The desk, an old metal and wood-grain monstrosity that could survive a nuclear explosion, comes with me, of course. Ditto my Macintosh, the electronic accessories I need even if I don't know what they are, the banker's style lamp, the stacked paper trays warped from too much stacked paper, and the CD racks. Naturally I can't have the CD racks without the accessories: a killer bunny from Monty Python hanging from a shelf, a stuffed Pokemon, a parrot from a pirate costume, a happy face pirate hanging from his hook hand, several Neopets plushies, a plastic skeleton for reference and inspiration, and my painted bookworm Arty. Oh, and the CDs. On the desk itself, there's the usual mass of books and papers, plus my muse Poindexter the troll, a ceramic Snoopy at his typewriter, a Wild Thing, a furry platypus, a Sherlock Holmes action figure, and of course, a Jump-the-Shark Fonzie action figure.
I know what you're thinking. How could I possibly write without all that stuff surrounding me? It's all coming.

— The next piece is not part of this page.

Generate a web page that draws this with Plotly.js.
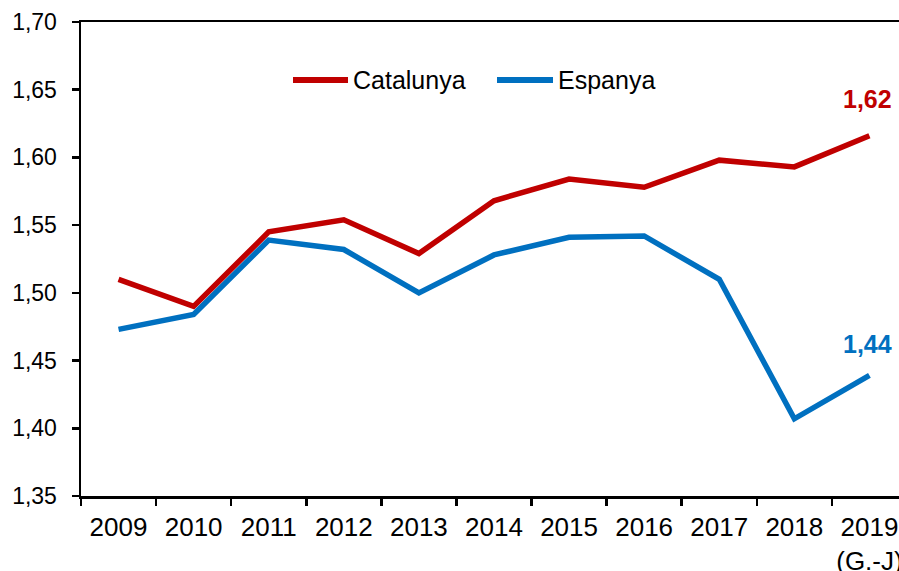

Okay, what about inside the desk. Surely I can get rid of some of that. Pens, paper clips, yellow stickies stapler, hole punch, calculator. Obviously I need to retain some of the eggs of Silly Putty are required, but do I need pink, hot pink, gold, silver, and glow-in-the-dark varieties?
I'm reading your mind again. Of course I need it all.
All right, what about the stuff on the walls? Cross-stitch Mickey Mouse as the Sorcerer's Apprentice, signed Fredric Brown print, picture of my favorite D&D character from years past, numbered Edward Gorey print, picture of a baby dragon, metallic print of Shakespeare's house, framed piece of burlap for all my buttons and badges, and most proudly, my framed Agatha nomination certificate. The feng shui really demands those things.
All right, maybe I should concentrate on losing some of the other furniture: my husband's Steve's desk, three filing cabinets, and four bookcases. Only Steve needs his desk, we need the files, and nobody ever has enough bookcases. Wait! There in the corner! A stereo rack. Who needs that when there are iPods? That's two feet by two feet of floor space I've rescued.
I look around the room again, calculating how much wonderful free space we're going to have without that stereo rack. Then I look for the contractor's phone number, wondering if we could blow that wall out just a few more feet.